» **Source excerpt**
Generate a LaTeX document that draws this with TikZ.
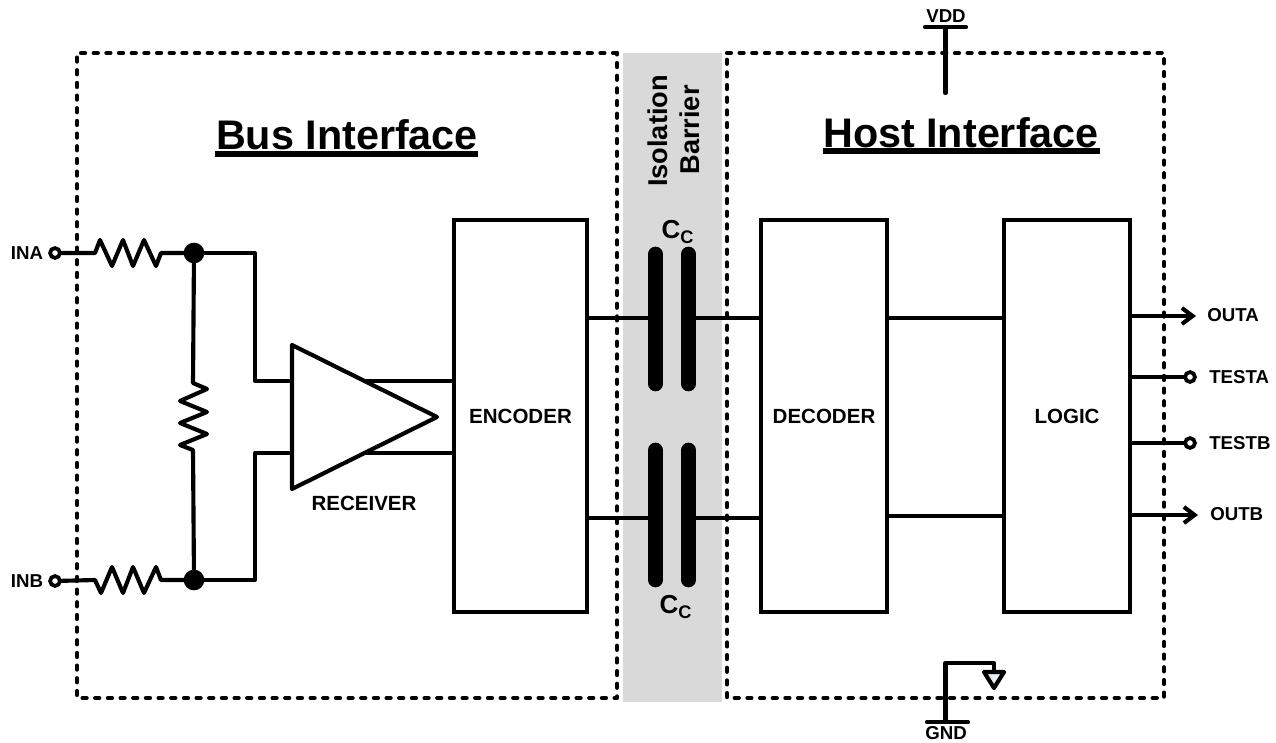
\documentclass[tikz,border=0pt]{standalone}
\usepackage{fontspec}
\setmainfont{Liberation Sans}
\usetikzlibrary{arrows.meta,calc}
\tikzset{
  wire/.style={line width=3.1pt,line cap=round,line join=round,draw=black},
  region/.style={line width=3.3pt,line cap=round,line join=round,draw=black,dash pattern=on 2.9pt off 6.6pt},
  block/.style={draw=black,line width=3.1pt,fill=white,inner sep=0pt,font=\fontsize{15.4pt}{17pt}\selectfont\bfseries},
  plate/.style={line width=11pt,line cap=round,draw=black},
  port/.style={circle,draw=black,line width=2.8pt,fill=white,minimum size=7.4pt,inner sep=0pt},
  joint/.style={circle,fill=black,minimum size=15.5pt,inner sep=0pt},
  pin/.style={inner sep=0pt,font=\fontsize{14pt}{16pt}\selectfont\bfseries},
  bigpin/.style={inner sep=0pt,font=\fontsize{15.4pt}{17pt}\selectfont\bfseries},
  title/.style={inner sep=0pt,anchor=base,font=\fontsize{31pt}{36pt}\selectfont\bfseries},
  barrier/.style={inner sep=0pt,rotate=90,font=\fontsize{20.4pt}{24pt}\selectfont\bfseries},
  arrowwire/.style={wire,-{Straight Barb[length=8pt,width=12pt,line width=3.1pt]}}
}
\begin{document}
\begin{tikzpicture}[x=0.75pt,y=-0.75pt]
\useasboundingbox (0,0) rectangle (1276,742);
% barrier
\fill[fill={rgb,255:red,217;green,217;blue,217}] (623,53) rectangle (722,702);
% regions
\draw[region] (617,53) -- (77,53) -- (77,698) -- (617,698) -- cycle;
\draw[region] (727,53) -- (1164,53) -- (1164,698) -- (727,698) -- cycle;
% blocks
\node[block,minimum width=99.75pt,minimum height=294pt] (enc) at (520.5,416) {ENCODER};
\node[block,minimum width=94.5pt,minimum height=294pt] (dec) at (824,416) {DECODER};
\node[block,minimum width=94.5pt,minimum height=294pt] (log) at (1067,416) {LOGIC};
% titles
\node[title] (bus) at (347,149.3) {Bus Interface};
\node[title] (host) at (961,147) {Host Interface};
\draw[line width=4.5pt] (215,154) coordinate (bu1) -- (478,154) coordinate (bu2);
\draw[line width=4.5pt] (823,150.5) coordinate (hu1) -- (1100,150.5) coordinate (hu2);
\node[barrier] (iso) at (658,131) {Isolation};
\node[barrier] (bar) at (690,130) {Barrier};
% input network
\node[port] (ina) at (55,253) {};
\node[port] (inb) at (55,581) {};
\node[pin] (inal) at (27,253) {INA};
\node[pin] (inbl) at (27,581) {INB};
\node[joint] (ja) at (194,253) {};
\node[joint] (jb) at (194,580) {};
\draw[wire] (ina) -- (95,253) -- (100,240) -- (112,266) -- (123,240) -- (133,266) -- (144,240) -- (156,266) -- (161,253) -- (ja);
\draw[wire] (inb) -- (95,580) -- (101,593) -- (112,567) -- (123,593) -- (133,567) -- (144,593) -- (156,567) -- (161,580) -- (jb);
\draw[wire] (ja) -- (193,383) -- (207,389) -- (180,401) -- (207,412) -- (180,423) -- (207,434) -- (180,445) -- (193,450) -- (jb);
% receiver
\coordinate (rxa) at (292,381);
\coordinate (rxb) at (292,453);
\draw[wire] (ja) -- (255,253) -- (255,381) -- (rxa);
\draw[wire] (jb) -- (255,580) -- (255,453) -- (rxb);
\coordinate (txa) at (365,381);
\coordinate (txb) at (365,453);
\draw[wire] (txa) -- (enc.west |- txa);
\draw[wire] (txb) -- (enc.west |- txb);
\draw[wire] (292,345) -- (437,417) -- (292,489) -- cycle;
\node[bigpin] (rx) at (364,503) {RECEIVER};
% capacitors
\coordinate (ca1) at (655.5,318);
\coordinate (ca2) at (688.5,318);
\coordinate (cb1) at (655.5,518);
\coordinate (cb2) at (688.5,518);
\draw[wire] (ca1 -| enc.east) -- (ca1);
\draw[wire] (ca2) -- (ca2 -| dec.west);
\draw[wire] (cb1 -| enc.east) -- (cb1);
\draw[wire] (cb2) -- (cb2 -| dec.west);
\draw[plate] (655.5,254) -- (655.5,384);
\draw[plate] (688.5,254) -- (688.5,384);
\draw[plate] (655.5,450) -- (655.5,580);
\draw[plate] (688.5,450) -- (688.5,580);
\node[inner sep=0pt,font=\fontsize{19.5pt}{22pt}\selectfont\bfseries] (cc1) at (678,232) {C\textsubscript{C}};
\node[inner sep=0pt,font=\fontsize{19.5pt}{22pt}\selectfont\bfseries] (cc2) at (676,607) {C\textsubscript{C}};
% decoder to logic
\coordinate (dl1) at (887,318);
\coordinate (dl2) at (887,516);
\draw[wire] (dl1) -- (dl1 -| log.west);
\draw[wire] (dl2) -- (dl2 -| log.west);
% outputs
\coordinate (oa) at (1196,316);
\coordinate (ob) at (1198,515);
\node[port] (ta) at (1190,377) {};
\node[port] (tb) at (1190,443) {};
\draw[arrowwire] (log.east |- oa) -- (oa);
\draw[arrowwire] (log.east |- ob) -- (ob);
\draw[wire] (log.east |- ta) -- (ta);
\draw[wire] (log.east |- tb) -- (tb);
\node[pin,anchor=west] (oal) at (1207,315) {OUTA};
\node[pin,anchor=west] (tal) at (1209,377) {TESTA};
\node[pin,anchor=west] (tbl) at (1209,443) {TESTB};
\node[pin,anchor=west] (obl) at (1210,514) {OUTB};
% supply
\coordinate (vb) at (945.5,27);
\coordinate (ve) at (945.5,93);
\draw[wire] (vb) -- (ve);
\draw[wire] (925,27) -- (966,27);
\node[pin] (vdd) at (946,16) {VDD};
\coordinate (gb) at (945.5,722);
\coordinate (gt) at (994,663);
\draw[wire] (gb) -- (945.5,663) -- (gt) -- (994,672);
\draw[wire] (927,722) -- (968,722);
\draw[wire,fill={rgb,255:red,232;green,238;blue,246}] (984,672) -- (1004,672) -- (994,688) -- cycle;
\node[pin] (gnd) at (946,733.5) {GND};
\end{tikzpicture}
\end{document}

» **Problem to solve**
Ignore the images and quote every line of the listing exactly.

» **Correct output**
Generate a LaTeX document that draws this with TikZ.
\documentclass[tikz,border=0pt]{standalone}
\usepackage{fontspec}
\setmainfont{Liberation Sans}
\usetikzlibrary{arrows.meta,calc}
\tikzset{
  wire/.style={line width=3.1pt,line cap=round,line join=round,draw=black},
  region/.style={line width=3.3pt,line cap=round,line join=round,draw=black,dash pattern=on 2.9pt off 6.6pt},
  block/.style={draw=black,line width=3.1pt,fill=white,inner sep=0pt,font=\fontsize{15.4pt}{17pt}\selectfont\bfseries},
  plate/.style={line width=11pt,line cap=round,draw=black},
  port/.style={circle,draw=black,line width=2.8pt,fill=white,minimum size=7.4pt,inner sep=0pt},
  joint/.style={circle,fill=black,minimum size=15.5pt,inner sep=0pt},
  pin/.style={inner sep=0pt,font=\fontsize{14pt}{16pt}\selectfont\bfseries},
  bigpin/.style={inner sep=0pt,font=\fontsize{15.4pt}{17pt}\selectfont\bfseries},
  title/.style={inner sep=0pt,anchor=base,font=\fontsize{31pt}{36pt}\selectfont\bfseries},
  barrier/.style={inner sep=0pt,rotate=90,font=\fontsize{20.4pt}{24pt}\selectfont\bfseries},
  arrowwire/.style={wire,-{Straight Barb[length=8pt,width=12pt,line width=3.1pt]}}
}
\begin{document}
\begin{tikzpicture}[x=0.75pt,y=-0.75pt]
\useasboundingbox (0,0) rectangle (1276,742);
% barrier
\fill[fill={rgb,255:red,217;green,217;blue,217}] (623,53) rectangle (722,702);
% regions
\draw[region] (617,53) -- (77,53) -- (77,698) -- (617,698) -- cycle;
\draw[region] (727,53) -- (1164,53) -- (1164,698) -- (727,698) -- cycle;
% blocks
\node[block,minimum width=99.75pt,minimum height=294pt] (enc) at (520.5,416) {ENCODER};
\node[block,minimum width=94.5pt,minimum height=294pt] (dec) at (824,416) {DECODER};
\node[block,minimum width=94.5pt,minimum height=294pt] (log) at (1067,416) {LOGIC};
% titles
\node[title] (bus) at (347,149.3) {Bus Interface};
\node[title] (host) at (961,147) {Host Interface};
\draw[line width=4.5pt] (215,154) coordinate (bu1) -- (478,154) coordinate (bu2);
\draw[line width=4.5pt] (823,150.5) coordinate (hu1) -- (1100,150.5) coordinate (hu2);
\node[barrier] (iso) at (658,131) {Isolation};
\node[barrier] (bar) at (690,130) {Barrier};
% input network
\node[port] (ina) at (55,253) {};
\node[port] (inb) at (55,581) {};
\node[pin] (inal) at (27,253) {INA};
\node[pin] (inbl) at (27,581) {INB};
\node[joint] (ja) at (194,253) {};
\node[joint] (jb) at (194,580) {};
\draw[wire] (ina) -- (95,253) -- (100,240) -- (112,266) -- (123,240) -- (133,266) -- (144,240) -- (156,266) -- (161,253) -- (ja);
\draw[wire] (inb) -- (95,580) -- (101,593) -- (112,567) -- (123,593) -- (133,567) -- (144,593) -- (156,567) -- (161,580) -- (jb);
\draw[wire] (ja) -- (193,383) -- (207,389) -- (180,401) -- (207,412) -- (180,423) -- (207,434) -- (180,445) -- (193,450) -- (jb);
% receiver
\coordinate (rxa) at (292,381);
\coordinate (rxb) at (292,453);
\draw[wire] (ja) -- (255,253) -- (255,381) -- (rxa);
\draw[wire] (jb) -- (255,580) -- (255,453) -- (rxb);
\coordinate (txa) at (365,381);
\coordinate (txb) at (365,453);
\draw[wire] (txa) -- (enc.west |- txa);
\draw[wire] (txb) -- (enc.west |- txb);
\draw[wire] (292,345) -- (437,417) -- (292,489) -- cycle;
\node[bigpin] (rx) at (364,503) {RECEIVER};
% capacitors
\coordinate (ca1) at (655.5,318);
\coordinate (ca2) at (688.5,318);
\coordinate (cb1) at (655.5,518);
\coordinate (cb2) at (688.5,518);
\draw[wire] (ca1 -| enc.east) -- (ca1);
\draw[wire] (ca2) -- (ca2 -| dec.west);
\draw[wire] (cb1 -| enc.east) -- (cb1);
\draw[wire] (cb2) -- (cb2 -| dec.west);
\draw[plate] (655.5,254) -- (655.5,384);
\draw[plate] (688.5,254) -- (688.5,384);
\draw[plate] (655.5,450) -- (655.5,580);
\draw[plate] (688.5,450) -- (688.5,580);
\node[inner sep=0pt,font=\fontsize{19.5pt}{22pt}\selectfont\bfseries] (cc1) at (678,232) {C\textsubscript{C}};
\node[inner sep=0pt,font=\fontsize{19.5pt}{22pt}\selectfont\bfseries] (cc2) at (676,607) {C\textsubscript{C}};
% decoder to logic
\coordinate (dl1) at (887,318);
\coordinate (dl2) at (887,516);
\draw[wire] (dl1) -- (dl1 -| log.west);
\draw[wire] (dl2) -- (dl2 -| log.west);
% outputs
\coordinate (oa) at (1196,316);
\coordinate (ob) at (1198,515);
\node[port] (ta) at (1190,377) {};
\node[port] (tb) at (1190,443) {};
\draw[arrowwire] (log.east |- oa) -- (oa);
\draw[arrowwire] (log.east |- ob) -- (ob);
\draw[wire] (log.east |- ta) -- (ta);
\draw[wire] (log.east |- tb) -- (tb);
\node[pin,anchor=west] (oal) at (1207,315) {OUTA};
\node[pin,anchor=west] (tal) at (1209,377) {TESTA};
\node[pin,anchor=west] (tbl) at (1209,443) {TESTB};
\node[pin,anchor=west] (obl) at (1210,514) {OUTB};
% supply
\coordinate (vb) at (945.5,27);
\coordinate (ve) at (945.5,93);
\draw[wire] (vb) -- (ve);
\draw[wire] (925,27) -- (966,27);
\node[pin] (vdd) at (946,16) {VDD};
\coordinate (gb) at (945.5,722);
\coordinate (gt) at (994,663);
\draw[wire] (gb) -- (945.5,663) -- (gt) -- (994,672);
\draw[wire] (927,722) -- (968,722);
\draw[wire,fill={rgb,255:red,232;green,238;blue,246}] (984,672) -- (1004,672) -- (994,688) -- cycle;
\node[pin] (gnd) at (946,733.5) {GND};
\end{tikzpicture}
\end{document}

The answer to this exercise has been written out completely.